======== DATASET SECTION ========

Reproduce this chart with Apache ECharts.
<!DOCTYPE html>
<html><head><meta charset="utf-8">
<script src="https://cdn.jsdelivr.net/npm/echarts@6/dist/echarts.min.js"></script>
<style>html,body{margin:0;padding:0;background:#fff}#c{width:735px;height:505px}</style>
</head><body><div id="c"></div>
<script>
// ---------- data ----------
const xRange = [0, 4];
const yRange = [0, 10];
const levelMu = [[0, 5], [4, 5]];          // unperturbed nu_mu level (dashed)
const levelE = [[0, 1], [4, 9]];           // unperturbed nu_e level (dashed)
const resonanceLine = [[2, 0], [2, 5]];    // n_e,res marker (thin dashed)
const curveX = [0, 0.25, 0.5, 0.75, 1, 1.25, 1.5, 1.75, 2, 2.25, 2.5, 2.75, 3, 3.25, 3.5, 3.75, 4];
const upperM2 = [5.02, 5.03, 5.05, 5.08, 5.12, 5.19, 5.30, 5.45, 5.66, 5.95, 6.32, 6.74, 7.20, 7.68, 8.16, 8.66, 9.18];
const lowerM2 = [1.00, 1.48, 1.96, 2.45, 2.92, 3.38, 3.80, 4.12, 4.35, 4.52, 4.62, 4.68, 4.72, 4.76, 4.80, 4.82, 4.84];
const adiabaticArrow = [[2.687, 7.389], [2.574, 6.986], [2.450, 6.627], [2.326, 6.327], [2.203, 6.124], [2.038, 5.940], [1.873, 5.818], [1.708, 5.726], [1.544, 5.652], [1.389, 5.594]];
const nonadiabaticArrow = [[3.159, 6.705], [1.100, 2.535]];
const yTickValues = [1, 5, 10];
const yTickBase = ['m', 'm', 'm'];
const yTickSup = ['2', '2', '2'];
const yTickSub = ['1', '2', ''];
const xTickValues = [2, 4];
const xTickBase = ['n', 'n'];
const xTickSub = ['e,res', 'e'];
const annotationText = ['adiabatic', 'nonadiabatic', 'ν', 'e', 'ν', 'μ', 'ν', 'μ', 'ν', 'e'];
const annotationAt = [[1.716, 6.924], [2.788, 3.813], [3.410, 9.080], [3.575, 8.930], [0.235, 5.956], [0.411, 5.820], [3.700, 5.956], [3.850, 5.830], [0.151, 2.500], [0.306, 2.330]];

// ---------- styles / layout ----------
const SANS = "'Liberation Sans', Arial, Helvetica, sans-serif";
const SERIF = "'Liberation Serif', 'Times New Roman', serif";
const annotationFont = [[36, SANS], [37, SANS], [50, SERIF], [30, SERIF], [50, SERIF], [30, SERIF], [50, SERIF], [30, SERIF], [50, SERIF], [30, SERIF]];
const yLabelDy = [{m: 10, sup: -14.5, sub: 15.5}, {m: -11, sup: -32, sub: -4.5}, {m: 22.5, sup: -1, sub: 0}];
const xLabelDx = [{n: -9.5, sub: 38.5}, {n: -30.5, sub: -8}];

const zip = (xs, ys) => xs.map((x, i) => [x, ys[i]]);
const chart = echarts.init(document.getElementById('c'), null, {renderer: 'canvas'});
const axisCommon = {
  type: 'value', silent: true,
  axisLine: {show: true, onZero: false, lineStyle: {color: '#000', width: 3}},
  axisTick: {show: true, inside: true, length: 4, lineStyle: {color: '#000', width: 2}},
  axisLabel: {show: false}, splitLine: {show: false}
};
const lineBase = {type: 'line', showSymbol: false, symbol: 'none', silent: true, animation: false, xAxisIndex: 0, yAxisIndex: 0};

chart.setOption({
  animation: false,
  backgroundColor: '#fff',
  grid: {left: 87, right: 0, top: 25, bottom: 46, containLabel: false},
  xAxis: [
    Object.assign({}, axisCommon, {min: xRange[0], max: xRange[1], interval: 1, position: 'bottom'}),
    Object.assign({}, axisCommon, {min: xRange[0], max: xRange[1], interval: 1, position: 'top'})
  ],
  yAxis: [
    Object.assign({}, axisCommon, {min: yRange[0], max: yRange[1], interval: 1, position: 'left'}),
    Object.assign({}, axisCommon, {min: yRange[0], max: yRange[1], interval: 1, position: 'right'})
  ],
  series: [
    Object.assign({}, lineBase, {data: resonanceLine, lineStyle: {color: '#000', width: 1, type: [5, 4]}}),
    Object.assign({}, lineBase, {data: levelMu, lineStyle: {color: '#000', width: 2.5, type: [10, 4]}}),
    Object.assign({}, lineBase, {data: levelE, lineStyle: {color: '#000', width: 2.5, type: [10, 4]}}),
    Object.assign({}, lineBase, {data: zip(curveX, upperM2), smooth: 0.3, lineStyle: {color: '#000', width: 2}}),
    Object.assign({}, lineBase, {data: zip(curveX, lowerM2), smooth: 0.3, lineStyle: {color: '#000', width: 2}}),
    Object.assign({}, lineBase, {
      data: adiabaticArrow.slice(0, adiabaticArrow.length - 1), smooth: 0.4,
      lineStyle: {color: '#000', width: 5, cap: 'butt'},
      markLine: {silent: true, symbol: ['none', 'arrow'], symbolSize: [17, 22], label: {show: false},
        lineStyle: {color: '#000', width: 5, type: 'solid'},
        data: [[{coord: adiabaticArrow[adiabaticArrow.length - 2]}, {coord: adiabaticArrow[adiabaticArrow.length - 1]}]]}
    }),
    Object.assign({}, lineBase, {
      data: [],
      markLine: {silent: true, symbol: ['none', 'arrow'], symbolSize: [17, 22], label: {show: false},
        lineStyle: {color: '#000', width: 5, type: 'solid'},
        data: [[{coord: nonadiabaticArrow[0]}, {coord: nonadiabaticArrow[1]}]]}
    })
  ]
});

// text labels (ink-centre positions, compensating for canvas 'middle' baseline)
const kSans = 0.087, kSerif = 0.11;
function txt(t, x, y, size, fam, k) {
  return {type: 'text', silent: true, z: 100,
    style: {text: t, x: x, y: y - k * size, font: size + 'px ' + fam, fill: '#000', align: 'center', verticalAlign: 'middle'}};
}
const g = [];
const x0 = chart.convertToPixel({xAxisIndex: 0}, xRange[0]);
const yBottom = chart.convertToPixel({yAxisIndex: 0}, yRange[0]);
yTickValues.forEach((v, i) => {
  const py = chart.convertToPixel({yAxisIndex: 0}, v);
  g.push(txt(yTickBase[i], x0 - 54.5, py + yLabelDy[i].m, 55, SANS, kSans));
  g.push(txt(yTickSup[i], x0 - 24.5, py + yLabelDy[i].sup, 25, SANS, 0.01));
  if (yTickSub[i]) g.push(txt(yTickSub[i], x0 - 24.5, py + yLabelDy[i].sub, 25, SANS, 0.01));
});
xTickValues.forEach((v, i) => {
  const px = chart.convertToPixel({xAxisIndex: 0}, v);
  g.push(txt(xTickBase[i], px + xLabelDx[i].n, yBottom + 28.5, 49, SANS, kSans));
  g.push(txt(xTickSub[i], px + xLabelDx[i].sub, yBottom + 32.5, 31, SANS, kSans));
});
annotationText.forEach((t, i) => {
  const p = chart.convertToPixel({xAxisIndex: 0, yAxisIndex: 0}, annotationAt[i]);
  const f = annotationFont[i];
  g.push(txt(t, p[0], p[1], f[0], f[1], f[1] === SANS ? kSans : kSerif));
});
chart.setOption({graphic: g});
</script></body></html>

========

Retype the data in full and match it exactly.

Reproduce this chart with Apache ECharts.
<!DOCTYPE html>
<html><head><meta charset="utf-8">
<script src="https://cdn.jsdelivr.net/npm/echarts@6/dist/echarts.min.js"></script>
<style>html,body{margin:0;padding:0;background:#fff}#c{width:735px;height:505px}</style>
</head><body><div id="c"></div>
<script>
// ---------- data ----------
const xRange = [0, 4];
const yRange = [0, 10];
const levelMu = [[0, 5], [4, 5]];          // unperturbed nu_mu level (dashed)
const levelE = [[0, 1], [4, 9]];           // unperturbed nu_e level (dashed)
const resonanceLine = [[2, 0], [2, 5]];    // n_e,res marker (thin dashed)
const curveX = [0, 0.25, 0.5, 0.75, 1, 1.25, 1.5, 1.75, 2, 2.25, 2.5, 2.75, 3, 3.25, 3.5, 3.75, 4];
const upperM2 = [5.02, 5.03, 5.05, 5.08, 5.12, 5.19, 5.30, 5.45, 5.66, 5.95, 6.32, 6.74, 7.20, 7.68, 8.16, 8.66, 9.18];
const lowerM2 = [1.00, 1.48, 1.96, 2.45, 2.92, 3.38, 3.80, 4.12, 4.35, 4.52, 4.62, 4.68, 4.72, 4.76, 4.80, 4.82, 4.84];
const adiabaticArrow = [[2.687, 7.389], [2.574, 6.986], [2.450, 6.627], [2.326, 6.327], [2.203, 6.124], [2.038, 5.940], [1.873, 5.818], [1.708, 5.726], [1.544, 5.652], [1.389, 5.594]];
const nonadiabaticArrow = [[3.159, 6.705], [1.100, 2.535]];
const yTickValues = [1, 5, 10];
const yTickBase = ['m', 'm', 'm'];
const yTickSup = ['2', '2', '2'];
const yTickSub = ['1', '2', ''];
const xTickValues = [2, 4];
const xTickBase = ['n', 'n'];
const xTickSub = ['e,res', 'e'];
const annotationText = ['adiabatic', 'nonadiabatic', 'ν', 'e', 'ν', 'μ', 'ν', 'μ', 'ν', 'e'];
const annotationAt = [[1.716, 6.924], [2.788, 3.813], [3.410, 9.080], [3.575, 8.930], [0.235, 5.956], [0.411, 5.820], [3.700, 5.956], [3.850, 5.830], [0.151, 2.500], [0.306, 2.330]];

// ---------- styles / layout ----------
const SANS = "'Liberation Sans', Arial, Helvetica, sans-serif";
const SERIF = "'Liberation Serif', 'Times New Roman', serif";
const annotationFont = [[36, SANS], [37, SANS], [50, SERIF], [30, SERIF], [50, SERIF], [30, SERIF], [50, SERIF], [30, SERIF], [50, SERIF], [30, SERIF]];
const yLabelDy = [{m: 10, sup: -14.5, sub: 15.5}, {m: -11, sup: -32, sub: -4.5}, {m: 22.5, sup: -1, sub: 0}];
const xLabelDx = [{n: -9.5, sub: 38.5}, {n: -30.5, sub: -8}];

const zip = (xs, ys) => xs.map((x, i) => [x, ys[i]]);
const chart = echarts.init(document.getElementById('c'), null, {renderer: 'canvas'});
const axisCommon = {
  type: 'value', silent: true,
  axisLine: {show: true, onZero: false, lineStyle: {color: '#000', width: 3}},
  axisTick: {show: true, inside: true, length: 4, lineStyle: {color: '#000', width: 2}},
  axisLabel: {show: false}, splitLine: {show: false}
};
const lineBase = {type: 'line', showSymbol: false, symbol: 'none', silent: true, animation: false, xAxisIndex: 0, yAxisIndex: 0};

chart.setOption({
  animation: false,
  backgroundColor: '#fff',
  grid: {left: 87, right: 0, top: 25, bottom: 46, containLabel: false},
  xAxis: [
    Object.assign({}, axisCommon, {min: xRange[0], max: xRange[1], interval: 1, position: 'bottom'}),
    Object.assign({}, axisCommon, {min: xRange[0], max: xRange[1], interval: 1, position: 'top'})
  ],
  yAxis: [
    Object.assign({}, axisCommon, {min: yRange[0], max: yRange[1], interval: 1, position: 'left'}),
    Object.assign({}, axisCommon, {min: yRange[0], max: yRange[1], interval: 1, position: 'right'})
  ],
  series: [
    Object.assign({}, lineBase, {data: resonanceLine, lineStyle: {color: '#000', width: 1, type: [5, 4]}}),
    Object.assign({}, lineBase, {data: levelMu, lineStyle: {color: '#000', width: 2.5, type: [10, 4]}}),
    Object.assign({}, lineBase, {data: levelE, lineStyle: {color: '#000', width: 2.5, type: [10, 4]}}),
    Object.assign({}, lineBase, {data: zip(curveX, upperM2), smooth: 0.3, lineStyle: {color: '#000', width: 2}}),
    Object.assign({}, lineBase, {data: zip(curveX, lowerM2), smooth: 0.3, lineStyle: {color: '#000', width: 2}}),
    Object.assign({}, lineBase, {
      data: adiabaticArrow.slice(0, adiabaticArrow.length - 1), smooth: 0.4,
      lineStyle: {color: '#000', width: 5, cap: 'butt'},
      markLine: {silent: true, symbol: ['none', 'arrow'], symbolSize: [17, 22], label: {show: false},
        lineStyle: {color: '#000', width: 5, type: 'solid'},
        data: [[{coord: adiabaticArrow[adiabaticArrow.length - 2]}, {coord: adiabaticArrow[adiabaticArrow.length - 1]}]]}
    }),
    Object.assign({}, lineBase, {
      data: [],
      markLine: {silent: true, symbol: ['none', 'arrow'], symbolSize: [17, 22], label: {show: false},
        lineStyle: {color: '#000', width: 5, type: 'solid'},
        data: [[{coord: nonadiabaticArrow[0]}, {coord: nonadiabaticArrow[1]}]]}
    })
  ]
});

// text labels (ink-centre positions, compensating for canvas 'middle' baseline)
const kSans = 0.087, kSerif = 0.11;
function txt(t, x, y, size, fam, k) {
  return {type: 'text', silent: true, z: 100,
    style: {text: t, x: x, y: y - k * size, font: size + 'px ' + fam, fill: '#000', align: 'center', verticalAlign: 'middle'}};
}
const g = [];
const x0 = chart.convertToPixel({xAxisIndex: 0}, xRange[0]);
const yBottom = chart.convertToPixel({yAxisIndex: 0}, yRange[0]);
yTickValues.forEach((v, i) => {
  const py = chart.convertToPixel({yAxisIndex: 0}, v);
  g.push(txt(yTickBase[i], x0 - 54.5, py + yLabelDy[i].m, 55, SANS, kSans));
  g.push(txt(yTickSup[i], x0 - 24.5, py + yLabelDy[i].sup, 25, SANS, 0.01));
  if (yTickSub[i]) g.push(txt(yTickSub[i], x0 - 24.5, py + yLabelDy[i].sub, 25, SANS, 0.01));
});
xTickValues.forEach((v, i) => {
  const px = chart.convertToPixel({xAxisIndex: 0}, v);
  g.push(txt(xTickBase[i], px + xLabelDx[i].n, yBottom + 28.5, 49, SANS, kSans));
  g.push(txt(xTickSub[i], px + xLabelDx[i].sub, yBottom + 32.5, 31, SANS, kSans));
});
annotationText.forEach((t, i) => {
  const p = chart.convertToPixel({xAxisIndex: 0, yAxisIndex: 0}, annotationAt[i]);
  const f = annotationFont[i];
  g.push(txt(t, p[0], p[1], f[0], f[1], f[1] === SANS ? kSans : kSerif));
});
chart.setOption({graphic: g});
</script></body></html>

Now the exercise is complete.